Opengl will be slower than sdl on computers with either bad graphics cards
or bad graphics drivers, but in general it is much much faster.  On the
order of 10 times faster or more for some things.  But you have to code the
opengl way, and not the sdl way.

Directly modifying pixels in a texture is going to be slower than blitting
pixels to the screen, so you will want to use another interface to draw
pixels to a texture and then replace the texture for it to be update on the
screen.  If you can find a way to accomplish what you want without changing
or editing textures, it will probably work a bit better.  On more advanced
cards you can use pixel rendering functions to offset this issue, but that
is less portable.

Another common slowdown with using opengl for 2d is badly sized textures.
Most cards will either have graphical errors or run slowly if any texture is
not a power of 2 in size (256x256, 512x512 etc).  This is not much of a
problem, since you can use scaling of polygons rather than scaling of a
textures pixels in order to make anything look the right size on screen.

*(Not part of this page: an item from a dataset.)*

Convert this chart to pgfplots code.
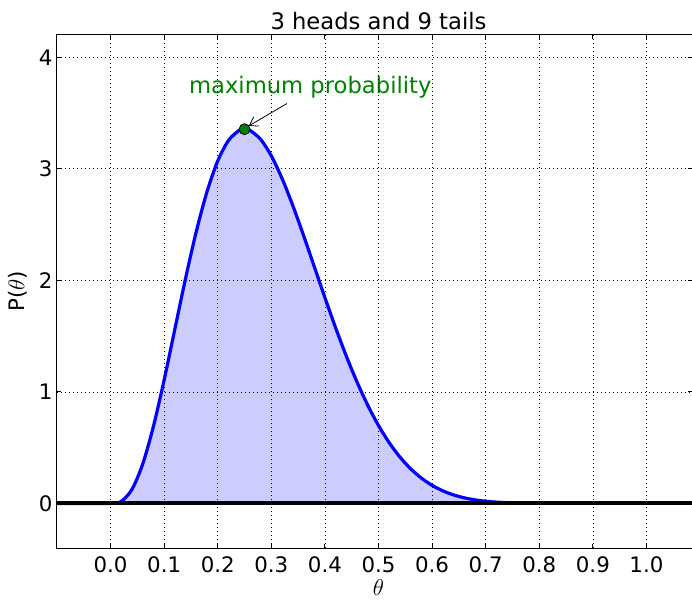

Finally, polygon count does matter.  If you use tiles and make a giant map,
say, 10,000 x 10,000, and then blit that whole map to the screen, it will
run incredibly slow.  You have to be just as careful in opengl on how much
data you pass to the renderer as you would have to watch the number and size
of your blits in sdl.

Lastly, display lists or other batch techniques to limit the amount of
functions python has to call are a must.  Python function calls are slow, so
if you are telling opengl to draw each vertex of the entire scene every
frame, it could possibly be slower than the blits would just due to the
python overhead.

I'd like to see what your test was that ran slower in opengl than sdl.
Everything I've done has ran 100-300 fps in opengl versus 40-60fps being
about the max  I've EVER seen SDL run anything.